À l’improviste, le curé de Saint-Augustin-de-Desmaures nous invite à nous réchauffer dans le sous-sol de l’église. D’accord, mais pas longtemps, car nous sommes attendus. Un petit café, un petit pipi, une photo de gang devant l’église… et c’est reparti!
À la campagne succèdent la banlieue, puis la ville avec ses nids de poule et ses abords de rues glacés. Les intersections nous obligent à stopper souvent, toutefois le groupe est discipliné. La fébrilité augmente à mesure que l’arrivée approche. Nous arrivons pile à l’heure au centre Louis-Jolliet, alma mater de la majorité des jeunes du groupe, où ils suivent leur cours de francisation.
Wow! 300 personnes sont massées près de l’arche d’arrivée! L’accueil est aussi délirant qu’émouvant. Les jeunes sont submergés par leurs familles nombreuses. Dans les pleurs et les étreintes, on sent que l’inquiétude des jours précédents fait place à une fierté immense. Quelques discours sont de mise pour clore les retrouvailles. En résumé, ça dit: «Vous êtes courageux, vous êtes beaux, vous êtes bienvenus ici.

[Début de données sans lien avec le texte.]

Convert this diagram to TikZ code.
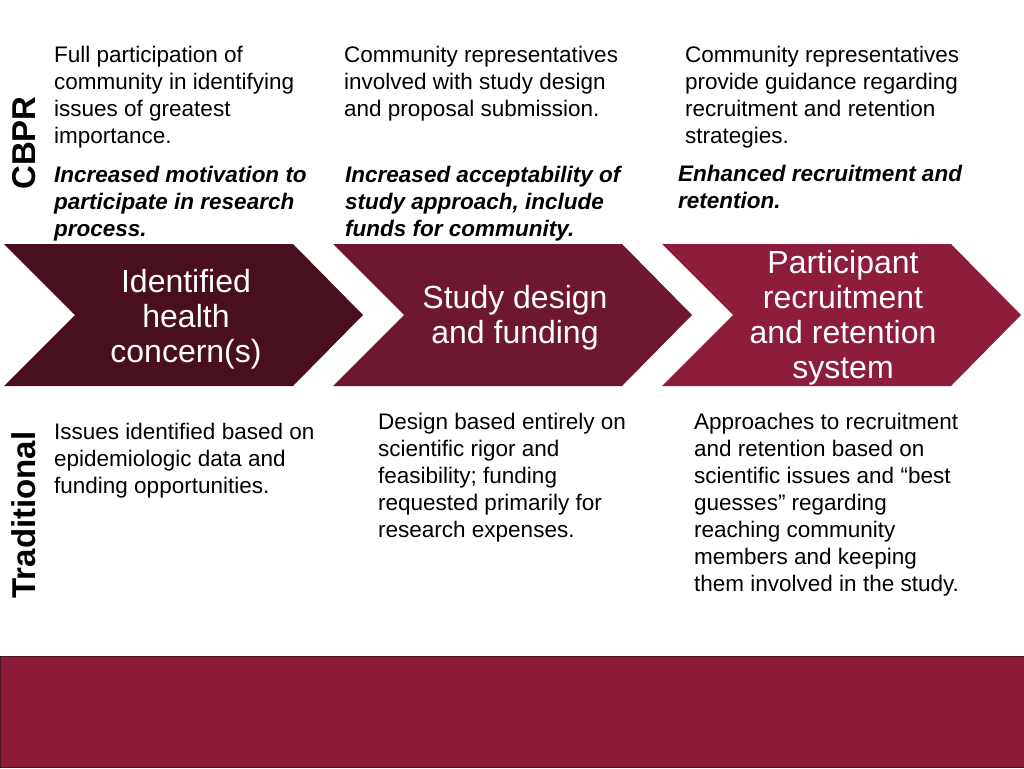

Prenez votre place, l’avenir vous appartient!»
Luc Richer, le moteur de Motivaction Jeunesse
Le cofondateur de l’organisme de Québec est un passionné de sport, de plein air et de la vie en général. Depuis 20 ans, il contamine positivement la jeunesse des milieux défavorisés. Lui-même influencé par un intervenant alors que sa vie prenait un mauvais tournant, il s’est donné comme but d’aider les jeunes à trouver leur voie en concevant des projets éducatifs originaux visant à lutter contre le décrochage scolaire et la délinquance par l’activité physique.
Le Défi du Cap-Blanc, dans l’escalier des plaines d’Abraham, est l’événement phare de l’organisme, néanmoins plusieurs autres moins connus permettent de toucher entre 500 et 1000 jeunes chaque année.
À 53 ans, Luc Richer a encore plein de projets qui lui trottent dans la tête, qu’il faudra élaborer, financer et réaliser. L’aspect administratif de cette machine commence à lui peser un peu, et il est heureux de laisser de plus en plus de place à son équipe, qu’il estime beaucoup. Après avoir vu en action Virginie Leblanc, Stéphanie Vincent et les autres animateurs du Challenge polaire, nous confirmons que l’organisation est « sur la coche » sous toutes ses facettes.
Pour l’édition 2019 du Challenge Polaire, 20 jeunes se sont attaqués à un défi de taille, rallier Sherbrooke-Québec à la course à pied et en ski de fond.